United States Secretary of Homeland Security Alejandro Mayorkas announced that the DHS had established an Artificial Intelligence Safety and Security Board to promote the safe and secure use of AI in critical US infrastructure.
Mayorkas established the board as directed by President Biden’s Executive Order (EO), “Safe, Secure, and Trustworthy Development and Use of Artificial Intelligence,” signed in October last year.
The board is tasked with developing recommendations on how critical infrastructure stakeholders, like pipeline and power grid operators, and transportation and internet service providers leverage AI technologies responsibly.
“Artificial Intelligence is a transformative technology that can advance our national interests in unprecedented ways. At the same time, it presents real risks— risks that we can mitigate by adopting best practices and taking other studied, concrete actions,” said Secretary Mayorkas.
The DHS says the board will help it “stay ahead of evolving threats posed by hostile nation-state actors.”
In its Threat Assessment of 2024, the DHS warned that nation-states like China, Russia, and Iran could use AI-assisted tools to target US economic security and critical infrastructure.
The report noted that these technologies “have the potential to enable larger scale, faster, efficient, and more evasive cyber attacks—against targets, including pipelines, railways, and other US critical infrastructure.”
The new AI safety board is expected to help DHS stay ahead of these evolving threats.
Who’s on board?
The list of people sitting on the 22-member board reads like a who’s who of Big Tech, but the missing names offer a potential insight into how the US government feels about open-source AI.
Board members include CEOs like Sam Altman (OpenAI), Satya Nadella (Microsoft), Sundar Pichai (Alphabet), and Dario Amodei (Anthropic).

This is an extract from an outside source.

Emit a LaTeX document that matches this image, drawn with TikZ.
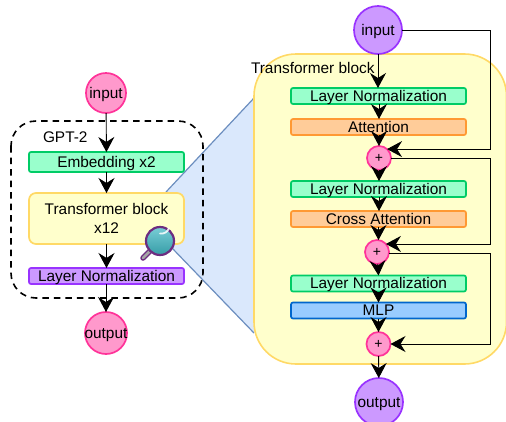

The models that these companies have released are all proprietary, or closed models.
Mark Zuckerberg and Elon Musk are surprise omissions. Both men represent companies that advocate for AI models to be “open-source”.
Mayorkas told reporters he deliberately chose not to include “social media companies” to sit on the board. Was his decision influenced by their platforms or their open-source AI strategy?
The debate over risks associated with open-source models continues. Companies like the ironically named OpenAI have been accused of using AI fear-mongering to retain their hegemony by keeping their models closed.
Meta, xAI, and even French AI startup Mistral have released their LLMs as open weights models.
The absence of open-source representatives and the presence of several effective altruists hints at continued AI-doomsaying when the board meets for the first time this week.
Here’s the full list of board members:
- Sam Altman, CEO, OpenAI;
- Dario Amodei, CEO and Co-Founder, Anthropic;
- Ed Bastian, CEO, Delta Air Lines;
- Rumman Chowdhury, Ph.D., CEO, Humane Intelligence;
- Alexandra Reeve Givens, President and CEO, Center for Democracy and Technology
- Bruce Harrell, Mayor of Seattle, Washington; Chair, Technology and Innovation Committee, United States Conference of Mayors;
- Damon Hewitt, President and Executive Director, Lawyers’ Committee for Civil Rights Under Law;
- Vicki Hollub, President and CEO, Occidental Petroleum;
- Jensen Huang, President and CEO, NVIDIA;
- Arvind Krishna, Chairman and CEO, IBM;
- Fei-Fei Li, Ph.D., Co-Director, Stanford Human-centered Artificial Intelligence Institute;
- Wes Moore, Governor of Maryland;
- Satya Nadella, Chairman and CEO, Microsoft;
- Shantanu Narayen, Chair and CEO, Adobe;
- Sundar Pichai, CEO, Alphabet;
- Arati Prabhakar, Ph.D., Assistant to the President for Science and Technology; Director, the White House Office of Science and Technology Policy;
- Chuck Robbins, Chair and CEO, Cisco; Chair, Business Roundtable;
- Adam Selipsky, CEO, Amazon Web Services;
- Dr. Lisa Su, Chair and CEO, Advanced Micro Devices (AMD);
- Nicol Turner Lee, Ph.D., Senior Fellow and Director of the Center for Technology Innovation, Brookings Institution;
- Kathy Warden, Chair, CEO and President, Northrop Grumman; and
- Maya Wiley, President and CEO, The Leadership Conference on Civil and Human Rights.